> [What is asked] Transcribe the data in full and exactly, omitting any pictures.

==========

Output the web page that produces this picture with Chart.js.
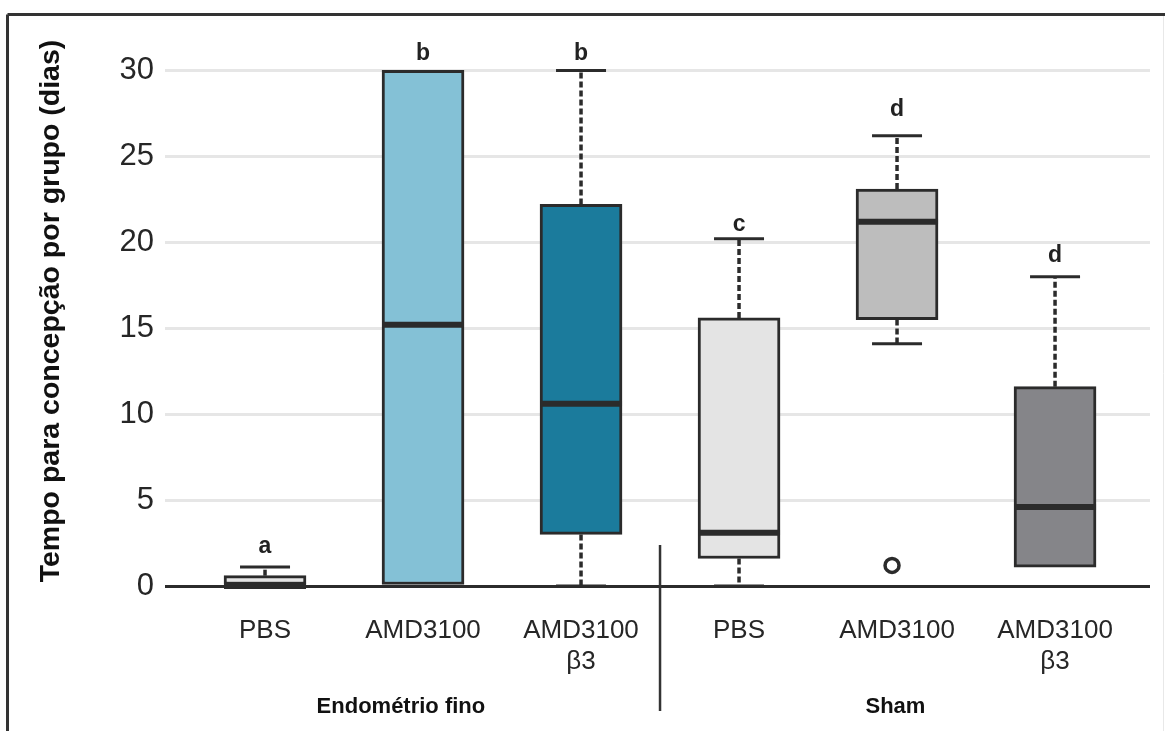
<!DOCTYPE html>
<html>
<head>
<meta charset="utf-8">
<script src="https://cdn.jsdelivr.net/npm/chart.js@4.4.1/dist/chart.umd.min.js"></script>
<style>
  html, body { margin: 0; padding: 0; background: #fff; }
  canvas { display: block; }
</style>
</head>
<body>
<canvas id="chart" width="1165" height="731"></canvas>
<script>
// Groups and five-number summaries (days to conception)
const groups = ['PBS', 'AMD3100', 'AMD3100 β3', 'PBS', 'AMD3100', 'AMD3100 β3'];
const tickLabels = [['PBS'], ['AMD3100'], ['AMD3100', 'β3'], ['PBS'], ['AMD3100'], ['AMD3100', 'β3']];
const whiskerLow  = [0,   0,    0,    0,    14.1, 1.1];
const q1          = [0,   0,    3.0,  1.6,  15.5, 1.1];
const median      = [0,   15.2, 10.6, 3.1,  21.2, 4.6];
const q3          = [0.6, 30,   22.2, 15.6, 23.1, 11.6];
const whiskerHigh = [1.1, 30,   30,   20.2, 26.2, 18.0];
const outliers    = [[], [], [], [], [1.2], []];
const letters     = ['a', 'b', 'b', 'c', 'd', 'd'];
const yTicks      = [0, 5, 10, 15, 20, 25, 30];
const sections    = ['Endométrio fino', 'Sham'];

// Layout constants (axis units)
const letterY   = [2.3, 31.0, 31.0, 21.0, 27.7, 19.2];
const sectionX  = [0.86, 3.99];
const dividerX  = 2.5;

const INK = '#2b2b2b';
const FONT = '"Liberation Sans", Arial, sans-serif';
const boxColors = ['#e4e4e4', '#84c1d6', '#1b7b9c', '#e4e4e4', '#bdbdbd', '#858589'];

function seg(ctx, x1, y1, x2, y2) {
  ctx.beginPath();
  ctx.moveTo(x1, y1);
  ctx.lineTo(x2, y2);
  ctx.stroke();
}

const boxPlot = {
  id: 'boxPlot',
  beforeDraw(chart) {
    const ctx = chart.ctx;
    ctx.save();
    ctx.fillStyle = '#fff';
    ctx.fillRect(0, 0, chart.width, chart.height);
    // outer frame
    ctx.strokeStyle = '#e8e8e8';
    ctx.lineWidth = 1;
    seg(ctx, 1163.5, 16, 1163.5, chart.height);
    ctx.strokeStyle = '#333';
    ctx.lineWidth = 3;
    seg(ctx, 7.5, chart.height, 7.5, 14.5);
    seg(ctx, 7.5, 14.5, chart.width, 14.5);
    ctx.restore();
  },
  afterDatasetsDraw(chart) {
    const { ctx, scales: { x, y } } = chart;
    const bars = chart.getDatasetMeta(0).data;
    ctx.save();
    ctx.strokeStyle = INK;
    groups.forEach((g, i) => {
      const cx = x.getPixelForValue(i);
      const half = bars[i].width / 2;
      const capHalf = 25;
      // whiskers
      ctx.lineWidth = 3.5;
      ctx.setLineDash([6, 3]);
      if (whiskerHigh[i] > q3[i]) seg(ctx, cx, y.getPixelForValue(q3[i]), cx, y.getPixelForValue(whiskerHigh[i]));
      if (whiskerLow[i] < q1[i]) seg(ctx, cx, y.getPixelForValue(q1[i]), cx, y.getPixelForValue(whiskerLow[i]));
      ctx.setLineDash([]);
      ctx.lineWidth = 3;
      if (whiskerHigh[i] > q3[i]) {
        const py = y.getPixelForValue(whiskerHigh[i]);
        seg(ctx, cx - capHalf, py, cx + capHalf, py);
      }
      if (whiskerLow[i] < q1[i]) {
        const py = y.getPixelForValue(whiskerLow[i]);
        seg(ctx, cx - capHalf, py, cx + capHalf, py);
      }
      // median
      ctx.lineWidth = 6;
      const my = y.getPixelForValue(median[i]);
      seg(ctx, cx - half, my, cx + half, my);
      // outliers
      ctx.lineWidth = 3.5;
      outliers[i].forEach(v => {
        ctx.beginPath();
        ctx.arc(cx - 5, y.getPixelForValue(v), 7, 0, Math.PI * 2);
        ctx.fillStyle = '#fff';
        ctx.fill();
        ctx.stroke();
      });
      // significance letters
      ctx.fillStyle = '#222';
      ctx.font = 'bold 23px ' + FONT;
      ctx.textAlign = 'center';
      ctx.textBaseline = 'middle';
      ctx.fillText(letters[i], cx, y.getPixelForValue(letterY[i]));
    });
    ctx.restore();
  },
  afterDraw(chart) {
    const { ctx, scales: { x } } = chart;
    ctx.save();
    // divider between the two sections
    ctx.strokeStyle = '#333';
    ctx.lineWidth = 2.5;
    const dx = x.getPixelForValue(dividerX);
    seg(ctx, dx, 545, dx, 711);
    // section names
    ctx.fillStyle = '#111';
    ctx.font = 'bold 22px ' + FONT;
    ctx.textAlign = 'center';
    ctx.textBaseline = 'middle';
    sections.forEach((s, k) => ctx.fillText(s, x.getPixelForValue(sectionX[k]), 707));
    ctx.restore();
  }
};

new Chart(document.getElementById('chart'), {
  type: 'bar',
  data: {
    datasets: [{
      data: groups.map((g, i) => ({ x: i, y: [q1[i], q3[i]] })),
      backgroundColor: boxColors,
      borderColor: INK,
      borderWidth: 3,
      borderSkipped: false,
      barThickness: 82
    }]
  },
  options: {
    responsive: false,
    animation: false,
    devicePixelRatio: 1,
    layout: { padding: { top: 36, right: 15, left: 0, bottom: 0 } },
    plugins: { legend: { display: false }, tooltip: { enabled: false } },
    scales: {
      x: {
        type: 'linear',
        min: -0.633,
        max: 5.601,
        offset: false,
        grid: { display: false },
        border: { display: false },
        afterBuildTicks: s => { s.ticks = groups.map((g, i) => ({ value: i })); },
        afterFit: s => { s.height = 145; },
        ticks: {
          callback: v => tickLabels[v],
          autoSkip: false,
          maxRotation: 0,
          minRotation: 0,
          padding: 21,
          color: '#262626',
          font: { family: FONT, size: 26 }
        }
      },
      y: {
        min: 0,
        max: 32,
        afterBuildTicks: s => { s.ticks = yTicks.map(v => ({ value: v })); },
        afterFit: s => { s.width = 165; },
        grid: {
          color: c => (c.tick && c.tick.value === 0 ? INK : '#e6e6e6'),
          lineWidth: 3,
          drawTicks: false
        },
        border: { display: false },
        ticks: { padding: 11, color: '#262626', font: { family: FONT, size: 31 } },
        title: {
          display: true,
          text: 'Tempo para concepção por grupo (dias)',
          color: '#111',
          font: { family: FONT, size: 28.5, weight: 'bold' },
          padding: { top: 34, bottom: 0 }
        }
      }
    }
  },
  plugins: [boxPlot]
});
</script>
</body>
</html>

==========

> [Answer below]
Output the web page that produces this picture with Chart.js.
<!DOCTYPE html>
<html>
<head>
<meta charset="utf-8">
<script src="https://cdn.jsdelivr.net/npm/chart.js@4.4.1/dist/chart.umd.min.js"></script>
<style>
  html, body { margin: 0; padding: 0; background: #fff; }
  canvas { display: block; }
</style>
</head>
<body>
<canvas id="chart" width="1165" height="731"></canvas>
<script>
// Groups and five-number summaries (days to conception)
const groups = ['PBS', 'AMD3100', 'AMD3100 β3', 'PBS', 'AMD3100', 'AMD3100 β3'];
const tickLabels = [['PBS'], ['AMD3100'], ['AMD3100', 'β3'], ['PBS'], ['AMD3100'], ['AMD3100', 'β3']];
const whiskerLow  = [0,   0,    0,    0,    14.1, 1.1];
const q1          = [0,   0,    3.0,  1.6,  15.5, 1.1];
const median      = [0,   15.2, 10.6, 3.1,  21.2, 4.6];
const q3          = [0.6, 30,   22.2, 15.6, 23.1, 11.6];
const whiskerHigh = [1.1, 30,   30,   20.2, 26.2, 18.0];
const outliers    = [[], [], [], [], [1.2], []];
const letters     = ['a', 'b', 'b', 'c', 'd', 'd'];
const yTicks      = [0, 5, 10, 15, 20, 25, 30];
const sections    = ['Endométrio fino', 'Sham'];

// Layout constants (axis units)
const letterY   = [2.3, 31.0, 31.0, 21.0, 27.7, 19.2];
const sectionX  = [0.86, 3.99];
const dividerX  = 2.5;

const INK = '#2b2b2b';
const FONT = '"Liberation Sans", Arial, sans-serif';
const boxColors = ['#e4e4e4', '#84c1d6', '#1b7b9c', '#e4e4e4', '#bdbdbd', '#858589'];

function seg(ctx, x1, y1, x2, y2) {
  ctx.beginPath();
  ctx.moveTo(x1, y1);
  ctx.lineTo(x2, y2);
  ctx.stroke();
}

const boxPlot = {
  id: 'boxPlot',
  beforeDraw(chart) {
    const ctx = chart.ctx;
    ctx.save();
    ctx.fillStyle = '#fff';
    ctx.fillRect(0, 0, chart.width, chart.height);
    // outer frame
    ctx.strokeStyle = '#e8e8e8';
    ctx.lineWidth = 1;
    seg(ctx, 1163.5, 16, 1163.5, chart.height);
    ctx.strokeStyle = '#333';
    ctx.lineWidth = 3;
    seg(ctx, 7.5, chart.height, 7.5, 14.5);
    seg(ctx, 7.5, 14.5, chart.width, 14.5);
    ctx.restore();
  },
  afterDatasetsDraw(chart) {
    const { ctx, scales: { x, y } } = chart;
    const bars = chart.getDatasetMeta(0).data;
    ctx.save();
    ctx.strokeStyle = INK;
    groups.forEach((g, i) => {
      const cx = x.getPixelForValue(i);
      const half = bars[i].width / 2;
      const capHalf = 25;
      // whiskers
      ctx.lineWidth = 3.5;
      ctx.setLineDash([6, 3]);
      if (whiskerHigh[i] > q3[i]) seg(ctx, cx, y.getPixelForValue(q3[i]), cx, y.getPixelForValue(whiskerHigh[i]));
      if (whiskerLow[i] < q1[i]) seg(ctx, cx, y.getPixelForValue(q1[i]), cx, y.getPixelForValue(whiskerLow[i]));
      ctx.setLineDash([]);
      ctx.lineWidth = 3;
      if (whiskerHigh[i] > q3[i]) {
        const py = y.getPixelForValue(whiskerHigh[i]);
        seg(ctx, cx - capHalf, py, cx + capHalf, py);
      }
      if (whiskerLow[i] < q1[i]) {
        const py = y.getPixelForValue(whiskerLow[i]);
        seg(ctx, cx - capHalf, py, cx + capHalf, py);
      }
      // median
      ctx.lineWidth = 6;
      const my = y.getPixelForValue(median[i]);
      seg(ctx, cx - half, my, cx + half, my);
      // outliers
      ctx.lineWidth = 3.5;
      outliers[i].forEach(v => {
        ctx.beginPath();
        ctx.arc(cx - 5, y.getPixelForValue(v), 7, 0, Math.PI * 2);
        ctx.fillStyle = '#fff';
        ctx.fill();
        ctx.stroke();
      });
      // significance letters
      ctx.fillStyle = '#222';
      ctx.font = 'bold 23px ' + FONT;
      ctx.textAlign = 'center';
      ctx.textBaseline = 'middle';
      ctx.fillText(letters[i], cx, y.getPixelForValue(letterY[i]));
    });
    ctx.restore();
  },
  afterDraw(chart) {
    const { ctx, scales: { x } } = chart;
    ctx.save();
    // divider between the two sections
    ctx.strokeStyle = '#333';
    ctx.lineWidth = 2.5;
    const dx = x.getPixelForValue(dividerX);
    seg(ctx, dx, 545, dx, 711);
    // section names
    ctx.fillStyle = '#111';
    ctx.font = 'bold 22px ' + FONT;
    ctx.textAlign = 'center';
    ctx.textBaseline = 'middle';
    sections.forEach((s, k) => ctx.fillText(s, x.getPixelForValue(sectionX[k]), 707));
    ctx.restore();
  }
};

new Chart(document.getElementById('chart'), {
  type: 'bar',
  data: {
    datasets: [{
      data: groups.map((g, i) => ({ x: i, y: [q1[i], q3[i]] })),
      backgroundColor: boxColors,
      borderColor: INK,
      borderWidth: 3,
      borderSkipped: false,
      barThickness: 82
    }]
  },
  options: {
    responsive: false,
    animation: false,
    devicePixelRatio: 1,
    layout: { padding: { top: 36, right: 15, left: 0, bottom: 0 } },
    plugins: { legend: { display: false }, tooltip: { enabled: false } },
    scales: {
      x: {
        type: 'linear',
        min: -0.633,
        max: 5.601,
        offset: false,
        grid: { display: false },
        border: { display: false },
        afterBuildTicks: s => { s.ticks = groups.map((g, i) => ({ value: i })); },
        afterFit: s => { s.height = 145; },
        ticks: {
          callback: v => tickLabels[v],
          autoSkip: false,
          maxRotation: 0,
          minRotation: 0,
          padding: 21,
          color: '#262626',
          font: { family: FONT, size: 26 }
        }
      },
      y: {
        min: 0,
        max: 32,
        afterBuildTicks: s => { s.ticks = yTicks.map(v => ({ value: v })); },
        afterFit: s => { s.width = 165; },
        grid: {
          color: c => (c.tick && c.tick.value === 0 ? INK : '#e6e6e6'),
          lineWidth: 3,
          drawTicks: false
        },
        border: { display: false },
        ticks: { padding: 11, color: '#262626', font: { family: FONT, size: 31 } },
        title: {
          display: true,
          text: 'Tempo para concepção por grupo (dias)',
          color: '#111',
          font: { family: FONT, size: 28.5, weight: 'bold' },
          padding: { top: 34, bottom: 0 }
        }
      }
    }
  },
  plugins: [boxPlot]
});
</script>
</body>
</html>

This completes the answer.